§ Exercise prompt: Restate the whole listing word for word. Pictures are left out.

§ Information supplied:
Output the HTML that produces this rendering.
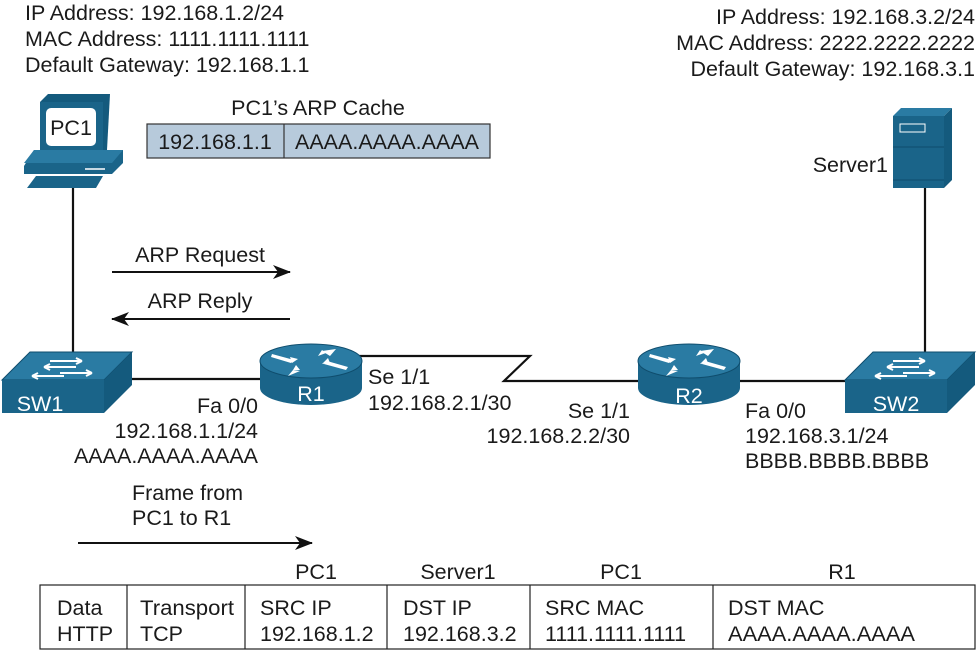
<!DOCTYPE html>
<html><head><meta charset="utf-8"><style>
html,body{margin:0;padding:0;background:#fff;}
svg{display:block;}
text{font-family:"Liberation Sans",sans-serif;font-size:21.5px;fill:#1a1a1a;}
.w{fill:#fff;}
</style></head><body>
<svg width="978" height="667" viewBox="0 0 978 667" xmlns="http://www.w3.org/2000/svg">
<defs>
<marker id="ah" markerWidth="18" markerHeight="14" refX="17" refY="7" orient="auto" markerUnits="userSpaceOnUse"><path d="M0,0 L18,7 L0,14 L5,7 Z" fill="#111"/></marker>
<g id="router">
<path d="M0,17 L0,44 A51,17 0 0 0 102,44 L102,17 Z" fill="#1a6489"/>
<ellipse cx="51" cy="17" rx="51" ry="17" fill="#2a7ba3" stroke="#0f4d6d" stroke-width="1"/>
<path d="M12,10 L34,16 L31,19 L11,13 Z M40,27 L28,32 L33,26 Z M62,7 L76,5 L70,12 Z M86,26 L64,20 L67,17 L88,23 Z" fill="#fff"/>
<path d="M30,13 l8,2 -6,4z M58,12 l4,-6 4,3z M40,26 l-4,-5 -3,5z M62,20 l6,-6 2,5z" fill="#fff"/>
</g>
<g id="switch">
<path d="M0,28 L28,0 L130,0 L102,28 Z" fill="#2a7ba3" stroke="#0f4d6d" stroke-width="1"/>
<path d="M102,28 L130,0 L130,33 L102,61 Z" fill="#145a7d"/>
<rect x="0" y="28" width="102" height="33" fill="#1a6489"/>
<path d="M48,9 L80,9 M80,9 l-6,-3 M80,9 l-6,3 M74,15 L42,15 M42,15 l6,-3 M42,15 l6,3 M58,21 L90,21 M90,21 l-6,-3 M90,21 l-6,3 M62,24 L30,24 M30,24 l6,-3 M30,24 l6,3" stroke="#fff" stroke-width="2" fill="none"/>
</g>
</defs>

<text x="25" y="20">IP Address: 192.168.1.2/24</text>
<text x="25" y="46">MAC Address: 1111.1111.1111</text>
<text x="25" y="72">Default Gateway: 192.168.1.1</text>
<text x="975" y="24" text-anchor="end">IP Address: 192.168.3.2/24</text>
<text x="975" y="50" text-anchor="end">MAC Address: 2222.2222.2222</text>
<text x="975" y="76" text-anchor="end">Default Gateway: 192.168.3.1</text>

<text x="318" y="115" text-anchor="middle">PC1’s ARP Cache</text>
<rect x="147" y="124" width="343" height="34" fill="#b7cadb" stroke="#333" stroke-width="1.2"/>
<line x1="284" y1="124" x2="284" y2="158" stroke="#333" stroke-width="1.2"/>
<text x="215" y="149" text-anchor="middle">192.168.1.1</text>
<text x="387" y="149" text-anchor="middle">AAAA.AAAA.AAAA</text>

<g stroke="#111" stroke-width="2.2" fill="none">
<line x1="73" y1="186" x2="73" y2="352"/>
<line x1="130" y1="379" x2="262" y2="379"/>
<polyline points="358,356 530,356 504,381 640,381"/>
<line x1="738" y1="381" x2="848" y2="381"/>
<line x1="925" y1="188" x2="925" y2="352"/>
</g>

<g>
<path d="M40,102 L48,94 L110,94 L107,150 L40,152 Z" fill="#145a7d"/>
<rect x="40" y="102" width="63" height="50" fill="#1a6489"/>
<rect x="46" y="108" width="50" height="38" rx="5" fill="#fff"/>
<text x="71" y="135" text-anchor="middle">PC1</text>
<path d="M24,166 L34,150 L123,150 L123,163 L112,174 L24,174 Z" fill="#1a6489"/>
<path d="M34,150 L123,150 L112,163 L24,163 Z" fill="#2a7ba3"/>
<line x1="85" y1="169" x2="105" y2="169" stroke="#fff" stroke-width="1.5"/>
<path d="M27,188 L36,176 L103,176 L96,188 Z" fill="#1a6489"/>
</g>

<g>
<path d="M893,116 L901,108 L952,108 L944,116 Z" fill="#2a7ba3"/>
<path d="M944,116 L952,108 L952,180 L944,188 Z" fill="#145a7d"/>
<rect x="893" y="116" width="51" height="72" fill="#1a6489"/>
<rect x="900" y="124" width="25" height="8" fill="none" stroke="#fff" stroke-width="1"/>
<line x1="893" y1="147" x2="944" y2="147" stroke="#0f4d6d"/>
<line x1="893" y1="180" x2="944" y2="180" stroke="#0f4d6d"/>
</g>
<text x="888" y="172" text-anchor="end">Server1</text>

<use href="#switch" x="2" y="352"/>
<text x="40" y="411" class="w" text-anchor="middle">SW1</text>
<use href="#switch" x="845" y="352"/>
<text x="896" y="411" class="w" text-anchor="middle">SW2</text>

<use href="#router" x="260" y="344"/>
<text x="311" y="401" class="w" text-anchor="middle">R1</text>
<use href="#router" x="638" y="344"/>
<text x="689" y="403" class="w" text-anchor="middle">R2</text>

<text x="200" y="262" text-anchor="middle">ARP Request</text>
<line x1="112" y1="272" x2="290" y2="272" stroke="#111" stroke-width="2" marker-end="url(#ah)"/>
<text x="200" y="308" text-anchor="middle">ARP Reply</text>
<line x1="290" y1="319" x2="112" y2="319" stroke="#111" stroke-width="2" marker-end="url(#ah)"/>

<text x="258" y="413" text-anchor="end">Fa 0/0</text>
<text x="258" y="438" text-anchor="end">192.168.1.1/24</text>
<text x="258" y="463" text-anchor="end">AAAA.AAAA.AAAA</text>
<text x="368" y="384">Se 1/1</text>
<text x="368" y="410">192.168.2.1/30</text>
<text x="630" y="418" text-anchor="end">Se 1/1</text>
<text x="630" y="443" text-anchor="end">192.168.2.2/30</text>
<text x="745" y="418">Fa 0/0</text>
<text x="745" y="443">192.168.3.1/24</text>
<text x="745" y="468">BBBB.BBBB.BBBB</text>

<text x="132" y="500">Frame from</text>
<text x="132" y="525">PC1 to R1</text>
<line x1="78" y1="543" x2="312" y2="543" stroke="#111" stroke-width="2" marker-end="url(#ah)"/>

<text x="316" y="579" text-anchor="middle">PC1</text>
<text x="458" y="579" text-anchor="middle">Server1</text>
<text x="621" y="579" text-anchor="middle">PC1</text>
<text x="842" y="579" text-anchor="middle">R1</text>
<rect x="40" y="585" width="935" height="64" fill="#fff" stroke="#222" stroke-width="1.2"/>
<g stroke="#222" stroke-width="1.2">
<line x1="127" y1="585" x2="127" y2="649"/>
<line x1="245" y1="585" x2="245" y2="649"/>
<line x1="387" y1="585" x2="387" y2="649"/>
<line x1="530" y1="585" x2="530" y2="649"/>
<line x1="713" y1="585" x2="713" y2="649"/>
</g>
<g>
<text x="57" y="615">Data</text><text x="57" y="641">HTTP</text>
<text x="140" y="615" textLength="94" lengthAdjust="spacingAndGlyphs">Transport</text><text x="140" y="641">TCP</text>
<text x="260" y="615">SRC IP</text><text x="260" y="641">192.168.1.2</text>
<text x="403" y="615">DST IP</text><text x="403" y="641">192.168.3.2</text>
<text x="545" y="615">SRC MAC</text><text x="545" y="641">1111.1111.1111</text>
<text x="728" y="615">DST MAC</text><text x="728" y="641" textLength="187" lengthAdjust="spacingAndGlyphs">AAAA.AAAA.AAAA</text>
</g>
</svg>
</body></html>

§ The output:
Output the HTML that produces this rendering.
<!DOCTYPE html>
<html><head><meta charset="utf-8"><style>
html,body{margin:0;padding:0;background:#fff;}
svg{display:block;}
text{font-family:"Liberation Sans",sans-serif;font-size:21.5px;fill:#1a1a1a;}
.w{fill:#fff;}
</style></head><body>
<svg width="978" height="667" viewBox="0 0 978 667" xmlns="http://www.w3.org/2000/svg">
<defs>
<marker id="ah" markerWidth="18" markerHeight="14" refX="17" refY="7" orient="auto" markerUnits="userSpaceOnUse"><path d="M0,0 L18,7 L0,14 L5,7 Z" fill="#111"/></marker>
<g id="router">
<path d="M0,17 L0,44 A51,17 0 0 0 102,44 L102,17 Z" fill="#1a6489"/>
<ellipse cx="51" cy="17" rx="51" ry="17" fill="#2a7ba3" stroke="#0f4d6d" stroke-width="1"/>
<path d="M12,10 L34,16 L31,19 L11,13 Z M40,27 L28,32 L33,26 Z M62,7 L76,5 L70,12 Z M86,26 L64,20 L67,17 L88,23 Z" fill="#fff"/>
<path d="M30,13 l8,2 -6,4z M58,12 l4,-6 4,3z M40,26 l-4,-5 -3,5z M62,20 l6,-6 2,5z" fill="#fff"/>
</g>
<g id="switch">
<path d="M0,28 L28,0 L130,0 L102,28 Z" fill="#2a7ba3" stroke="#0f4d6d" stroke-width="1"/>
<path d="M102,28 L130,0 L130,33 L102,61 Z" fill="#145a7d"/>
<rect x="0" y="28" width="102" height="33" fill="#1a6489"/>
<path d="M48,9 L80,9 M80,9 l-6,-3 M80,9 l-6,3 M74,15 L42,15 M42,15 l6,-3 M42,15 l6,3 M58,21 L90,21 M90,21 l-6,-3 M90,21 l-6,3 M62,24 L30,24 M30,24 l6,-3 M30,24 l6,3" stroke="#fff" stroke-width="2" fill="none"/>
</g>
</defs>

<text x="25" y="20">IP Address: 192.168.1.2/24</text>
<text x="25" y="46">MAC Address: 1111.1111.1111</text>
<text x="25" y="72">Default Gateway: 192.168.1.1</text>
<text x="975" y="24" text-anchor="end">IP Address: 192.168.3.2/24</text>
<text x="975" y="50" text-anchor="end">MAC Address: 2222.2222.2222</text>
<text x="975" y="76" text-anchor="end">Default Gateway: 192.168.3.1</text>

<text x="318" y="115" text-anchor="middle">PC1’s ARP Cache</text>
<rect x="147" y="124" width="343" height="34" fill="#b7cadb" stroke="#333" stroke-width="1.2"/>
<line x1="284" y1="124" x2="284" y2="158" stroke="#333" stroke-width="1.2"/>
<text x="215" y="149" text-anchor="middle">192.168.1.1</text>
<text x="387" y="149" text-anchor="middle">AAAA.AAAA.AAAA</text>

<g stroke="#111" stroke-width="2.2" fill="none">
<line x1="73" y1="186" x2="73" y2="352"/>
<line x1="130" y1="379" x2="262" y2="379"/>
<polyline points="358,356 530,356 504,381 640,381"/>
<line x1="738" y1="381" x2="848" y2="381"/>
<line x1="925" y1="188" x2="925" y2="352"/>
</g>

<g>
<path d="M40,102 L48,94 L110,94 L107,150 L40,152 Z" fill="#145a7d"/>
<rect x="40" y="102" width="63" height="50" fill="#1a6489"/>
<rect x="46" y="108" width="50" height="38" rx="5" fill="#fff"/>
<text x="71" y="135" text-anchor="middle">PC1</text>
<path d="M24,166 L34,150 L123,150 L123,163 L112,174 L24,174 Z" fill="#1a6489"/>
<path d="M34,150 L123,150 L112,163 L24,163 Z" fill="#2a7ba3"/>
<line x1="85" y1="169" x2="105" y2="169" stroke="#fff" stroke-width="1.5"/>
<path d="M27,188 L36,176 L103,176 L96,188 Z" fill="#1a6489"/>
</g>

<g>
<path d="M893,116 L901,108 L952,108 L944,116 Z" fill="#2a7ba3"/>
<path d="M944,116 L952,108 L952,180 L944,188 Z" fill="#145a7d"/>
<rect x="893" y="116" width="51" height="72" fill="#1a6489"/>
<rect x="900" y="124" width="25" height="8" fill="none" stroke="#fff" stroke-width="1"/>
<line x1="893" y1="147" x2="944" y2="147" stroke="#0f4d6d"/>
<line x1="893" y1="180" x2="944" y2="180" stroke="#0f4d6d"/>
</g>
<text x="888" y="172" text-anchor="end">Server1</text>

<use href="#switch" x="2" y="352"/>
<text x="40" y="411" class="w" text-anchor="middle">SW1</text>
<use href="#switch" x="845" y="352"/>
<text x="896" y="411" class="w" text-anchor="middle">SW2</text>

<use href="#router" x="260" y="344"/>
<text x="311" y="401" class="w" text-anchor="middle">R1</text>
<use href="#router" x="638" y="344"/>
<text x="689" y="403" class="w" text-anchor="middle">R2</text>

<text x="200" y="262" text-anchor="middle">ARP Request</text>
<line x1="112" y1="272" x2="290" y2="272" stroke="#111" stroke-width="2" marker-end="url(#ah)"/>
<text x="200" y="308" text-anchor="middle">ARP Reply</text>
<line x1="290" y1="319" x2="112" y2="319" stroke="#111" stroke-width="2" marker-end="url(#ah)"/>

<text x="258" y="413" text-anchor="end">Fa 0/0</text>
<text x="258" y="438" text-anchor="end">192.168.1.1/24</text>
<text x="258" y="463" text-anchor="end">AAAA.AAAA.AAAA</text>
<text x="368" y="384">Se 1/1</text>
<text x="368" y="410">192.168.2.1/30</text>
<text x="630" y="418" text-anchor="end">Se 1/1</text>
<text x="630" y="443" text-anchor="end">192.168.2.2/30</text>
<text x="745" y="418">Fa 0/0</text>
<text x="745" y="443">192.168.3.1/24</text>
<text x="745" y="468">BBBB.BBBB.BBBB</text>

<text x="132" y="500">Frame from</text>
<text x="132" y="525">PC1 to R1</text>
<line x1="78" y1="543" x2="312" y2="543" stroke="#111" stroke-width="2" marker-end="url(#ah)"/>

<text x="316" y="579" text-anchor="middle">PC1</text>
<text x="458" y="579" text-anchor="middle">Server1</text>
<text x="621" y="579" text-anchor="middle">PC1</text>
<text x="842" y="579" text-anchor="middle">R1</text>
<rect x="40" y="585" width="935" height="64" fill="#fff" stroke="#222" stroke-width="1.2"/>
<g stroke="#222" stroke-width="1.2">
<line x1="127" y1="585" x2="127" y2="649"/>
<line x1="245" y1="585" x2="245" y2="649"/>
<line x1="387" y1="585" x2="387" y2="649"/>
<line x1="530" y1="585" x2="530" y2="649"/>
<line x1="713" y1="585" x2="713" y2="649"/>
</g>
<g>
<text x="57" y="615">Data</text><text x="57" y="641">HTTP</text>
<text x="140" y="615" textLength="94" lengthAdjust="spacingAndGlyphs">Transport</text><text x="140" y="641">TCP</text>
<text x="260" y="615">SRC IP</text><text x="260" y="641">192.168.1.2</text>
<text x="403" y="615">DST IP</text><text x="403" y="641">192.168.3.2</text>
<text x="545" y="615">SRC MAC</text><text x="545" y="641">1111.1111.1111</text>
<text x="728" y="615">DST MAC</text><text x="728" y="641" textLength="187" lengthAdjust="spacingAndGlyphs">AAAA.AAAA.AAAA</text>
</g>
</svg>
</body></html>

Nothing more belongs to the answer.